Other than visiting me down in Brighton, there are plenty of other places you should try to visit while on holiday in England, from Stone Henge to all of the museums. Take a look through my list of the top sites in England.
The Eden Project
Based in Cornwall, an area I strongly recommend you visit for the great ice cream, the surfing and the beautiful picturesque little towns, you can see the Eden Project, a collection of artificial biodomes. The project was first brought up by Tim Smit and was then designed by the illustrious Nicholas Grimshaw.
How can you visit England without checking out the palace? The host to sovereigns since 1837, this is one of the biggest tourist attractions the country has, while you can also watch the royal guard at their best.
The Roman Baths
This is just part of a general recommendation, as I strongly recommend visiting Bath in general, as it is a stunning city enriched with history. The Roman baths have stood the test of time and still have that mysterious feel to them. You can also try the eggy ‘healthy’ water for about 50p, however it really doesn’t taste that great.
The Peak District
Located in Greater Manchester, this is a great one for those who love to escape the city and see the countryside. Manchester has a huge amount to offer, being one of the biggest cities in the UK and with a vibrant nightlife, however the closely located Peak District does offer a complete change in environment.
This is a personal opinion, but I feel one of the best things about this country is the Premier League, with some of the best football clubs in the world. If you can’t get a ticket for a match, you could alternatively do a stadium tour. I would recommend one of Anfield, Old Trafford, Stamford Bridge or the Emirates Stadium.
The South Downs
Located not too far from me in Brighton, the South Downs are a beautiful range of chalk hills, great for a summer exploration. This is a popular destination for walkers and horse riders, while its also a great escape opportunity like the Peak District.

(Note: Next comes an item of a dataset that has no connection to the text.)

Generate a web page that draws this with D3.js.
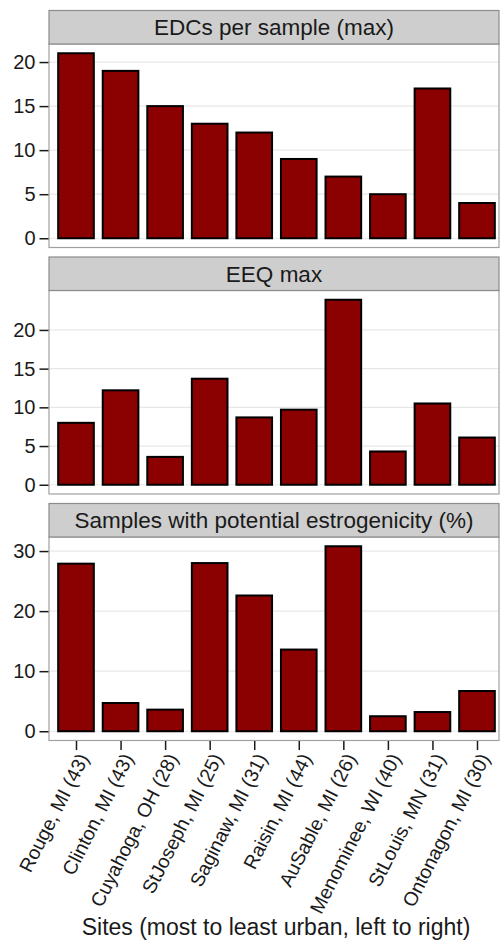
<!DOCTYPE html>
<html>
<head>
<meta charset="utf-8">
<script src="https://cdn.jsdelivr.net/npm/d3@7"></script>
<style>
  html, body { margin: 0; padding: 0; background: #fff; }
  svg { display: block; }
  text { font-family: "Liberation Sans", Arial, Helvetica, sans-serif; fill: #1a1a1a; }
</style>
</head>
<body>
<svg id="chart" width="501" height="940"></svg>
<script>
// Sites ordered from most to least urban; sample counts in parentheses
const sites = [
  "Rouge, MI (43)", "Clinton, MI (43)", "Cuyahoga, OH (28)", "StJoseph, MI (25)",
  "Saginaw, MI (31)", "Raisin, MI (44)", "AuSable, MI (26)", "Menominee, WI (40)",
  "StLouis, MN (31)", "Ontonagon, MI (30)"
];

// Maximum number of EDCs detected in a single sample
const edcsPerSample = [21, 19, 15, 13, 12, 9, 7, 5, 17, 4];

// Maximum estradiol equivalent (EEQ)
const eeqMax = [8.0, 12.2, 3.6, 13.7, 8.7, 9.7, 23.9, 4.3, 10.5, 6.1];

// Percentage of samples with potential estrogenicity
const pctEstrogenic = [27.9, 4.7, 3.6, 28.0, 22.6, 13.6, 30.8, 2.5, 3.2, 6.7];

const panelTitles = [
  "EDCs per sample (max)",
  "EEQ max",
  "Samples with potential estrogenicity (%)"
];
const panelTicks = [
  [0, 5, 10, 15, 20],
  [0, 5, 10, 15, 20],
  [0, 10, 20, 30]
];
const xTitle = "Sites (most to least urban, left to right)";

const panels = [edcsPerSample, eeqMax, pctEstrogenic].map((values, i) => ({
  title: panelTitles[i], values, ticks: panelTicks[i]
}));

// Layout
const left = 49, right = 499;
const stripTops = [10.5, 257, 503.5];
const stripH = 33.5, plotH = 203.5;
const barFill = "#8b0000";

const svg = d3.select("#chart");

const x = d3.scalePoint().domain(sites).range([76, 477]);
const barW = x.step() * 0.8;

panels.forEach((p, i) => {
  const top = stripTops[i];
  const plotTop = top + stripH;
  const plotBottom = plotTop + plotH;
  const vmax = d3.max(p.values);
  const y = d3.scaleLinear()
    .domain([-0.05 * vmax, 1.05 * vmax])
    .range([plotBottom, plotTop]);

  const g = svg.append("g");

  // panel background
  g.append("rect")
    .attr("x", left).attr("y", plotTop)
    .attr("width", right - left).attr("height", plotH)
    .attr("fill", "#fff");

  // major gridlines
  g.selectAll("line.grid")
    .data(p.ticks)
    .join("line")
    .attr("class", "grid")
    .attr("x1", left).attr("x2", right)
    .attr("y1", d => y(d)).attr("y2", d => y(d))
    .attr("stroke", "#e8e8e8").attr("stroke-width", 1.2);

  // bars
  g.selectAll("rect.bar")
    .data(p.values)
    .join("rect")
    .attr("class", "bar")
    .attr("x", (d, j) => x(sites[j]) - barW / 2)
    .attr("width", barW)
    .attr("y", d => y(d))
    .attr("height", d => y(0) - y(d))
    .attr("fill", barFill)
    .attr("stroke", "#000")
    .attr("stroke-width", 2);

  // panel border
  g.append("rect")
    .attr("x", left).attr("y", plotTop)
    .attr("width", right - left).attr("height", plotH)
    .attr("fill", "none")
    .attr("stroke", "#a0a0a0").attr("stroke-width", 1.2);

  // strip
  g.append("rect")
    .attr("x", left).attr("y", top)
    .attr("width", right - left).attr("height", stripH)
    .attr("fill", "#cecece")
    .attr("stroke", "#8c8c8c").attr("stroke-width", 1.2);
  g.append("text")
    .attr("x", (left + right) / 2)
    .attr("y", top + stripH / 2)
    .attr("dy", "0.36em")
    .attr("text-anchor", "middle")
    .attr("font-size", 22.5)
    .text(p.title);

  // y axis
  const yAxis = d3.axisLeft(y)
    .tickValues(p.ticks)
    .tickSize(9)
    .tickPadding(4);
  const ag = g.append("g")
    .attr("transform", `translate(${left - 0.5},0)`)
    .call(yAxis);
  ag.select(".domain").remove();
  ag.selectAll(".tick line").attr("stroke", "#1a1a1a").attr("stroke-width", 1.5);
  ag.selectAll(".tick text")
    .attr("font-size", 20)
    .attr("fill", "#1a1a1a")
    .style("font-family", '"Liberation Sans", Arial, sans-serif');

  // x axis only under the last panel
  if (i === panels.length - 1) {
    const xAxis = d3.axisBottom(x).tickSize(9).tickFormat("");
    const xg = g.append("g")
      .attr("transform", `translate(0,${plotBottom + 0.5})`)
      .call(xAxis);
    xg.select(".domain").remove();
    xg.selectAll(".tick line").attr("stroke", "#1a1a1a").attr("stroke-width", 1.5);

    g.selectAll("text.xlab")
      .data(sites)
      .join("text")
      .attr("class", "xlab")
      .attr("transform", d => `translate(${x(d) + 1},${plotBottom + 11}) rotate(-63)`)
      .attr("text-anchor", "end")
      .attr("dy", "0.72em")
      .attr("font-size", 19.5)
      .text(d => d);
  }
});

// x axis title
svg.append("text")
  .attr("x", 276)
  .attr("y", 935)
  .attr("text-anchor", "middle")
  .attr("font-size", 23)
  .text(xTitle);
</script>
</body>
</html>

Located in Windsor (you don’t say), this is the offical residence of the Queen. Standing the test of time, it has stood tall for around 1,000 years now, while tours are offered around. If you arrive at the right time, you might also spot the changing of the guard.
A prehistoric wonder that still dazzles scientists, you can marvel at the Neolithic houses and the tools they used. This one is honestly normally on a list of disappointments and I want to make it clear to anyone reading that it isn’t THAT exciting and has been made worse by the fact you can’t actually go up to the stones. It also isn’t kept in great condition, so you should tick this one off, but there are plenty of better options you should consider first.
Honestly, this is just a circus ride if truth be told, but the views on display are second to none. You will have a 360 view of London, riding higher than the tallest neighbours. It also isn’t an extortionate price (at last memory).
The Yorkshire Dales
An image of the Dales is pretty much always resembled by the stone walls that you can follow through the gorgeous landscape. If you’re heading up North, I would recommend having a bit of a getaway in the Yorkshire Dales.
There are quite a few to choose from, such as Chesington world of adventures and Alton Towers, however my favourite has to be Thorpe Park (probably due to childhood memories). Tickets aren’t cheap and are really worth booking in advance, while I would also recommend getting details regarding parking if you plan on driving there. You can alternatively catch a bus which takes you straight to Thorpe Park.
The British Museum
This seems to find its way onto a huge amount of bucket lists, offering relics and beautiful pieces of art and historic features. Like a number of other must-see’s, this one is based in London, meaning you can tick off a few on the same day. In fact, there are about a dozen museums I would recommend visiting while in London.
This gothic designed abbey has been in existence since the 10th century, with a rich history of coronations and memorable parts of British history.
Royal Albert Hall
This is kind of reliant on you getting tickets for something good, but I would recommend seeing if anything catches your fancy, as this venue is a true testimony to beautiful architecture. The concert hall has played host to some of the biggest acts in the world.
A bit hard to tick off on a holiday, but festivals are part and parcel of life in England. Every summer, millions of people pack up their tents and put on their wellies, as they get ready to embrace the mud. Glastonbury is the biggest name, but you could go to Boomtown, Reading, Secret Garden Party etc. There are hundreds!
The Globe Theatre
I could have kept on writing all day, so I decided to include one more and it was really difficult. Yet due to the role this had in British history, I thought it was important to keep it. The original was associated with William Shakespeare, but it burned down. The one we all know, nicknamed Shakespeare’s Globe, was only opened in 1997 in the exact location of the original.